I gave an after-dinner talk on why marketing is insane and what to do about it – transcript to be posted soon.

The lasting impression of the Summit is that I had planned to be tough on marketers and marketing – “you’re insane…” and all that. But more than a few presenters beat me to it. There is an apparent consensus amongst commentators on marketing that there is a lot of nonsense and poor practice in the industry.

Will, or can, marketers change old habits and mindsets?

Brands are an outcome

June 8, 2007 1 comment

I’ve just finished the major part of the book we’re doing, published by Butterworth-Heinemann. Hence the long gap between the last post and this. So expect more content from now on.

Anyway, one of the research themes we look at is the influence of brand on decision making. Did you know that there is no research available that supports the assertion that “building the brand” leads to more sales? None.

In simple terms, this means that any money pumped into branding is unlikely to translate into business success. This, presumably, would include the hilarious London Olympics 2012 pink splodge. Spookily, Seth Godin comments on more or less the same thing here.

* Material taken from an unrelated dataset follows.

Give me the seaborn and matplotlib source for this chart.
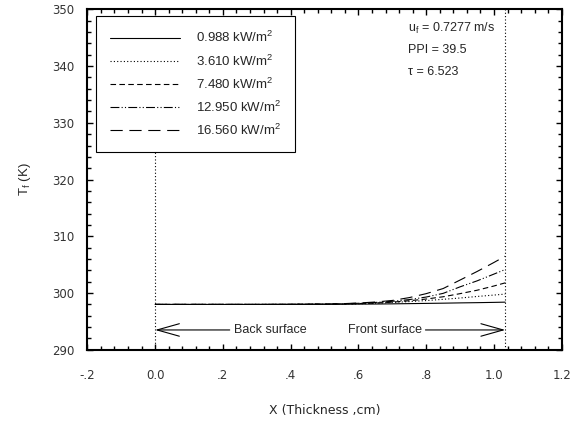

But if brand is not a prerequisite for success, what is it? Firstly, brand is a consequence of success. Google is successful, so its brand becomes trusted. Secondly, brand is a measure of trust and expectation, not awareness. Anyone can get awareness is they spend enough. Ford is well-known – does it have trusted brand? (Answer: not if business success is the measure.)

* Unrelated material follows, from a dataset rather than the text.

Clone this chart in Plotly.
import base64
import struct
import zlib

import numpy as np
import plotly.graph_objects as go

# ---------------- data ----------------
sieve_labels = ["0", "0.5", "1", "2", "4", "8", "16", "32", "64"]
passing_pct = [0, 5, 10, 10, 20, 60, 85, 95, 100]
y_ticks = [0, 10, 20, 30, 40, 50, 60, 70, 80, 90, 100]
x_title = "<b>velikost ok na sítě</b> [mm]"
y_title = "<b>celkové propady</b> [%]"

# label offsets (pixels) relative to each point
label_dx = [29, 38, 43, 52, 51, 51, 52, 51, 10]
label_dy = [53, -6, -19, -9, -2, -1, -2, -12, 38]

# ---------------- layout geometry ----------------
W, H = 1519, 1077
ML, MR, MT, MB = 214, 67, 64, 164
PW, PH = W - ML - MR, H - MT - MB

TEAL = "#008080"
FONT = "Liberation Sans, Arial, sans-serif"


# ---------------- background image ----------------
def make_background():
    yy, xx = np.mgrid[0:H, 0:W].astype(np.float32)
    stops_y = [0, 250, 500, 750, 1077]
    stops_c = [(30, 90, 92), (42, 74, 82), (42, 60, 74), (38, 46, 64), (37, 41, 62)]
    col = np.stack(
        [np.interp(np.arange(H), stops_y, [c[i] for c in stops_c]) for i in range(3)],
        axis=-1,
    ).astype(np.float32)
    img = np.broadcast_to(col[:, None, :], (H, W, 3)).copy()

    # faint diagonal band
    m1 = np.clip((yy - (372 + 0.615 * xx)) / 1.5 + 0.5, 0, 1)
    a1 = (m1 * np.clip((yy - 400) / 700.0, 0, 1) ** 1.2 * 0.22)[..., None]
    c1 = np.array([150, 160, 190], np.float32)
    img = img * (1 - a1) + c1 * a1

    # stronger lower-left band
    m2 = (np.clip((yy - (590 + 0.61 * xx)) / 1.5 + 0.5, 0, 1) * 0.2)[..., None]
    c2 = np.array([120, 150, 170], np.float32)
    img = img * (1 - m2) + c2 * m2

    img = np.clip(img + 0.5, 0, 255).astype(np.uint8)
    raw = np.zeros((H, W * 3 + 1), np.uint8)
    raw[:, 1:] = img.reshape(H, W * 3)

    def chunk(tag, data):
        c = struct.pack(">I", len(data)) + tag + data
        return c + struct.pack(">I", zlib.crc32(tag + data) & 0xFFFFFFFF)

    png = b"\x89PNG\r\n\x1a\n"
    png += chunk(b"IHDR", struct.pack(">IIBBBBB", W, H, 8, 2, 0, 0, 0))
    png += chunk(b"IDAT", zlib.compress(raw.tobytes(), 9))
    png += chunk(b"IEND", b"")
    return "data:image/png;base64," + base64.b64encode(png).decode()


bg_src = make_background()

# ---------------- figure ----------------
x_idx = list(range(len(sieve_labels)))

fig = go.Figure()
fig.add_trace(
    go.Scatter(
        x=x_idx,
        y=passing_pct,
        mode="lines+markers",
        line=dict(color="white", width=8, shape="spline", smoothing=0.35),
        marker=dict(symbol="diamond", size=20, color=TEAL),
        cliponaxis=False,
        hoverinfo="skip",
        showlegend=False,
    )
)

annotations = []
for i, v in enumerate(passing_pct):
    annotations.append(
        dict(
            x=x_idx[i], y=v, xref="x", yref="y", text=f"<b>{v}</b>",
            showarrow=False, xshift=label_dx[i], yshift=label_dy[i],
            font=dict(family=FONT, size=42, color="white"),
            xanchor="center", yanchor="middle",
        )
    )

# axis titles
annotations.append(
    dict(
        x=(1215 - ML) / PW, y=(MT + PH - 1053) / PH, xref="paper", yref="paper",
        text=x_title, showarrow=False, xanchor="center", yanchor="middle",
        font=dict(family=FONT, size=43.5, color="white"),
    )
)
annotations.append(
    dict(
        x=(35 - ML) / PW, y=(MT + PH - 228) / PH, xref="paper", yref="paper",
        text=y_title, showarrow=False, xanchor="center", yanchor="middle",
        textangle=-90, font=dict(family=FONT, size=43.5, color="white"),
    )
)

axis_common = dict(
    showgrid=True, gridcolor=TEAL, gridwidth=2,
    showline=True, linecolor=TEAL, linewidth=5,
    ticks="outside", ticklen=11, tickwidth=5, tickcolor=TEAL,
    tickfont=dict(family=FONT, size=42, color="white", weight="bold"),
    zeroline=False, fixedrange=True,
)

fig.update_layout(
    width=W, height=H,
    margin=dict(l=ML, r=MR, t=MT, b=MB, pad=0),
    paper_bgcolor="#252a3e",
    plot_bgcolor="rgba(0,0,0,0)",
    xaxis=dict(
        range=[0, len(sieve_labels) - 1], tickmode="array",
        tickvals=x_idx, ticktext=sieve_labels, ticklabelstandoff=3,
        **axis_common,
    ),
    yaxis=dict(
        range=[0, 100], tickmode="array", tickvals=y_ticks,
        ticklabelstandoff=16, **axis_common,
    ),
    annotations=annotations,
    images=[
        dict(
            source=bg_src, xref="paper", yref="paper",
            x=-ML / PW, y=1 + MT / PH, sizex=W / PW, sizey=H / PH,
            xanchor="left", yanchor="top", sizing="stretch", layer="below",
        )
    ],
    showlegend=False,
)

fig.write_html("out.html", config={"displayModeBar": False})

Finally, it’s interesting to see how fragile a brand is, only as robust as the product or service quality it represents. In the UK, the banks are taking an absolute pasting on their charging regimes, and it seems that the US banks are having a few problems too. The trust with which we approach banks is being severely dented. And I predict that the first bank to promise no more unfair charges will be deluged with new custom, irrespective of their current brand status.